╭─ Dataset excerpts

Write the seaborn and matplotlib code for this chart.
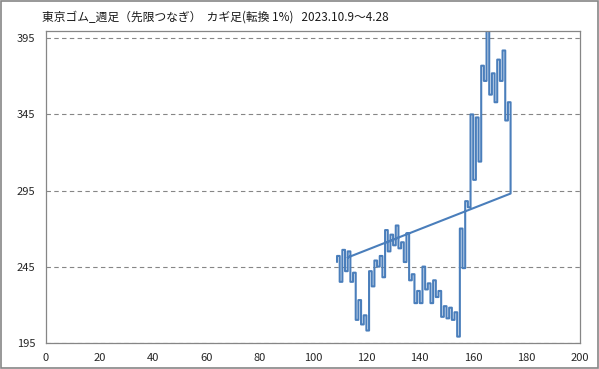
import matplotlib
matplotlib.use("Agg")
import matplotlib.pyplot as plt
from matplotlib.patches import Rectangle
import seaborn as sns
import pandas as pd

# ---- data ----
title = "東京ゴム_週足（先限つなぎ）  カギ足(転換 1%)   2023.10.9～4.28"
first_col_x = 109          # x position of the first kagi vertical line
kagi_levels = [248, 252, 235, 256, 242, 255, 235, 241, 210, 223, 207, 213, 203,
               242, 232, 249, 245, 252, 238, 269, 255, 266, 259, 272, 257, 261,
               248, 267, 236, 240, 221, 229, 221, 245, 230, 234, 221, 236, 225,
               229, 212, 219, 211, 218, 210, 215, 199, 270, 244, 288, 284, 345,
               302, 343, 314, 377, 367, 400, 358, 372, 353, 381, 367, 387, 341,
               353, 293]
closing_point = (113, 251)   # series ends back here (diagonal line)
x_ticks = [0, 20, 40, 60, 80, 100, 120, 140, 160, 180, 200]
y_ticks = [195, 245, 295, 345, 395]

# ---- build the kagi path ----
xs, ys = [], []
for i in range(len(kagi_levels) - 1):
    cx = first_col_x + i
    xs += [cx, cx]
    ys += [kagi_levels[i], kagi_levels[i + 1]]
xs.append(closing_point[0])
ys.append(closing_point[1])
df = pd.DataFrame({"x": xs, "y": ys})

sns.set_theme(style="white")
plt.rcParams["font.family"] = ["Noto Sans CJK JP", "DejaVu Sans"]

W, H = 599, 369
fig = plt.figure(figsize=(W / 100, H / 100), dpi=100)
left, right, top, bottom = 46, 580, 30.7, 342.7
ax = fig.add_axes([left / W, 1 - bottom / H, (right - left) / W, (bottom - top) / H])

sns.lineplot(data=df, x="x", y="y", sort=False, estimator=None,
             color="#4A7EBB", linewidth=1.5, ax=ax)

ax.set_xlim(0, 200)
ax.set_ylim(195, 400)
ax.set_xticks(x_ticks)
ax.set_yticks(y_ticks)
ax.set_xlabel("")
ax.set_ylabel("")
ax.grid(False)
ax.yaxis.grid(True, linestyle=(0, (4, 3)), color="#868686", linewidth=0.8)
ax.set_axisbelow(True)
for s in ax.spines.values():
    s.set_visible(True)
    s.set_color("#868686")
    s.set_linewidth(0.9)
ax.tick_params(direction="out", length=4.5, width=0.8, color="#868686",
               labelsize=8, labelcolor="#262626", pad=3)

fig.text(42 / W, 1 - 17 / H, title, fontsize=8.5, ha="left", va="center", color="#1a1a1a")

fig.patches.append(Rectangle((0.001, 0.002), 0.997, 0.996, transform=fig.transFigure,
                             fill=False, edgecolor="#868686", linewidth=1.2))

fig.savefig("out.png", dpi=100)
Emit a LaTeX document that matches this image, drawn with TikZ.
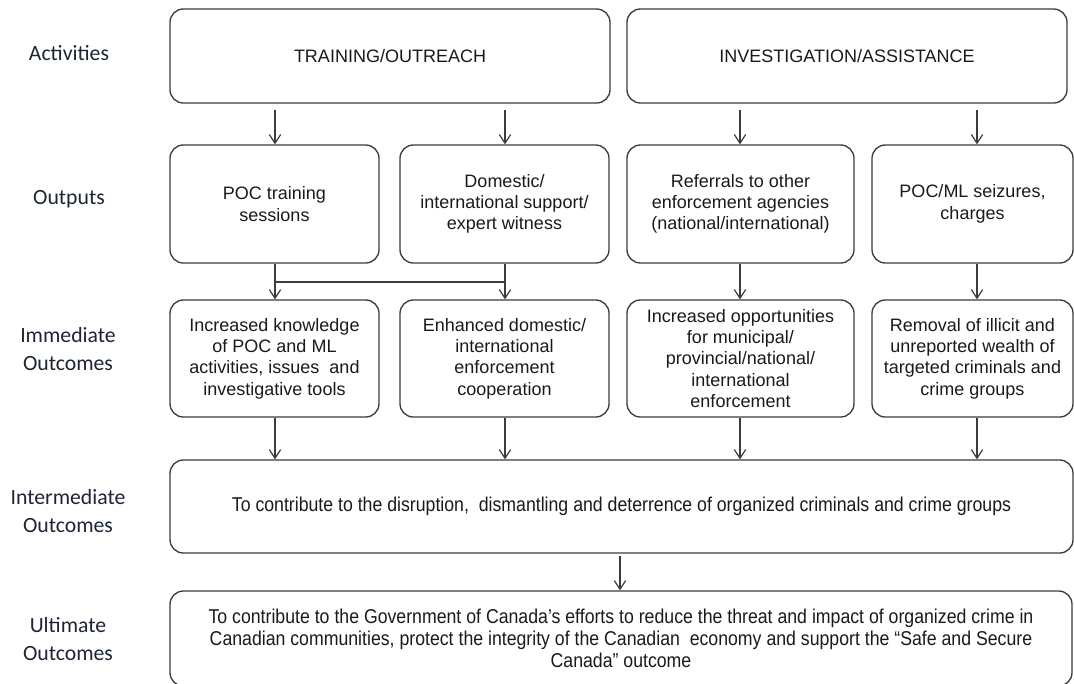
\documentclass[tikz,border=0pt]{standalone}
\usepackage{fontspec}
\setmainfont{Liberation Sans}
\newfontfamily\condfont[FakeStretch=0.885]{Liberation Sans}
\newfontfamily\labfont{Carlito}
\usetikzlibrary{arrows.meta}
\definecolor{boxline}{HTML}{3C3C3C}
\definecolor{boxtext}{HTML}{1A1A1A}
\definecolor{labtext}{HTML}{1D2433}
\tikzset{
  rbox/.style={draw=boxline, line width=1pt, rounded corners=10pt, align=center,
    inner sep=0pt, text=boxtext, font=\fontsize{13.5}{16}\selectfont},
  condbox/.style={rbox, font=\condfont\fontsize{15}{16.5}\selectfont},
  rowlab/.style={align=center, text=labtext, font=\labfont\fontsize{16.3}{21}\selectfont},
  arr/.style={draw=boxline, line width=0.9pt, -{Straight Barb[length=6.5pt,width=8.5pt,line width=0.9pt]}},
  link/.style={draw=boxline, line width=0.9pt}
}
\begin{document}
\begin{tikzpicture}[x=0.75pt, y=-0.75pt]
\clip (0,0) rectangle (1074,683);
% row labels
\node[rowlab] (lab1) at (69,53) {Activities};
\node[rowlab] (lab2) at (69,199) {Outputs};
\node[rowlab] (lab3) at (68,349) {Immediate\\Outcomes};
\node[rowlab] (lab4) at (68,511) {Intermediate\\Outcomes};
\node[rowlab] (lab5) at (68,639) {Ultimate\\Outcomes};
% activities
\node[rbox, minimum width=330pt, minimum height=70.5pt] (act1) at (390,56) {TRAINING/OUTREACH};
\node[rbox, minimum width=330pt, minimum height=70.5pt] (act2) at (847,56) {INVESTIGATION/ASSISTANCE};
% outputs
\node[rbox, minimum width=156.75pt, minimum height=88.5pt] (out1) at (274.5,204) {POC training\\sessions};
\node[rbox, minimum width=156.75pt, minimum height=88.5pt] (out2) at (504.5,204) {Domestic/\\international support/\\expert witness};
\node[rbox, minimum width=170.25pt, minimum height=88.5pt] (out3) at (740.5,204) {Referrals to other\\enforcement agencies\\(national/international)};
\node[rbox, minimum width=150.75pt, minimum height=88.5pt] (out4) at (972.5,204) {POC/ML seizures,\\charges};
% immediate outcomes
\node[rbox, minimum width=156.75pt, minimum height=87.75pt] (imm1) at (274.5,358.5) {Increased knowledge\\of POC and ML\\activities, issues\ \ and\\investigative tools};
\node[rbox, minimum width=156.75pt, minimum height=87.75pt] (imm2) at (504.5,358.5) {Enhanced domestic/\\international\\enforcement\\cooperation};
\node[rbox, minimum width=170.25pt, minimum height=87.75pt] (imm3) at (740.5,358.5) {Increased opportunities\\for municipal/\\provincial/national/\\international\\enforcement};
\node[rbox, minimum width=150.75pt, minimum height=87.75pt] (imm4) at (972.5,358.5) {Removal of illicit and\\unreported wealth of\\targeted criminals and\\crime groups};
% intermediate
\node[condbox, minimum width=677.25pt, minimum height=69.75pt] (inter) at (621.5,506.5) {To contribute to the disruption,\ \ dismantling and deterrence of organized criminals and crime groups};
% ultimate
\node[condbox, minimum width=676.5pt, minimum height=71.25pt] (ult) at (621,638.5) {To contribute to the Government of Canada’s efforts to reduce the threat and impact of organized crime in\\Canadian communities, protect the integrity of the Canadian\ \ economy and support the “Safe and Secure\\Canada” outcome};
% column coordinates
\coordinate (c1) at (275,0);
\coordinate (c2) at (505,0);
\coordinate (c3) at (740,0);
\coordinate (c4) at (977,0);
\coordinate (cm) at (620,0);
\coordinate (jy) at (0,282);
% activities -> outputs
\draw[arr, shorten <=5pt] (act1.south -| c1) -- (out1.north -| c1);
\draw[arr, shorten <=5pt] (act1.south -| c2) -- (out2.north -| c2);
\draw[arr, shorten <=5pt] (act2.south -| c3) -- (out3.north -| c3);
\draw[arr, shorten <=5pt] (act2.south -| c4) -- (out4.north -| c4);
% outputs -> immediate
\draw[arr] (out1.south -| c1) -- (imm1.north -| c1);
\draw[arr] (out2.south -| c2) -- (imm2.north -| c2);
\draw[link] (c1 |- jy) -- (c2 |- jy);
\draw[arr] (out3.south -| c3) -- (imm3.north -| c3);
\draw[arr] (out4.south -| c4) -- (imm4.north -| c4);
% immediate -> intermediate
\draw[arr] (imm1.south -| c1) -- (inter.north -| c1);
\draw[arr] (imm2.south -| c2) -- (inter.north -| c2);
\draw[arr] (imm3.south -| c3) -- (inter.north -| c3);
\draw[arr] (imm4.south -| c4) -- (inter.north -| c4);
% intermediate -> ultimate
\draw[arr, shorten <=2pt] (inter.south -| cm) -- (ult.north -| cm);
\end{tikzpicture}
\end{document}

╰─

What the exercise asks:
Your task is to repeat the opening line of the entries above and each line after it, ending with the line that has "import pandas as pd". Do not include the pictures.

Solution to this problem:
Write the seaborn and matplotlib code for this chart.
import matplotlib
matplotlib.use("Agg")
import matplotlib.pyplot as plt
from matplotlib.patches import Rectangle
import seaborn as sns
import pandas as pd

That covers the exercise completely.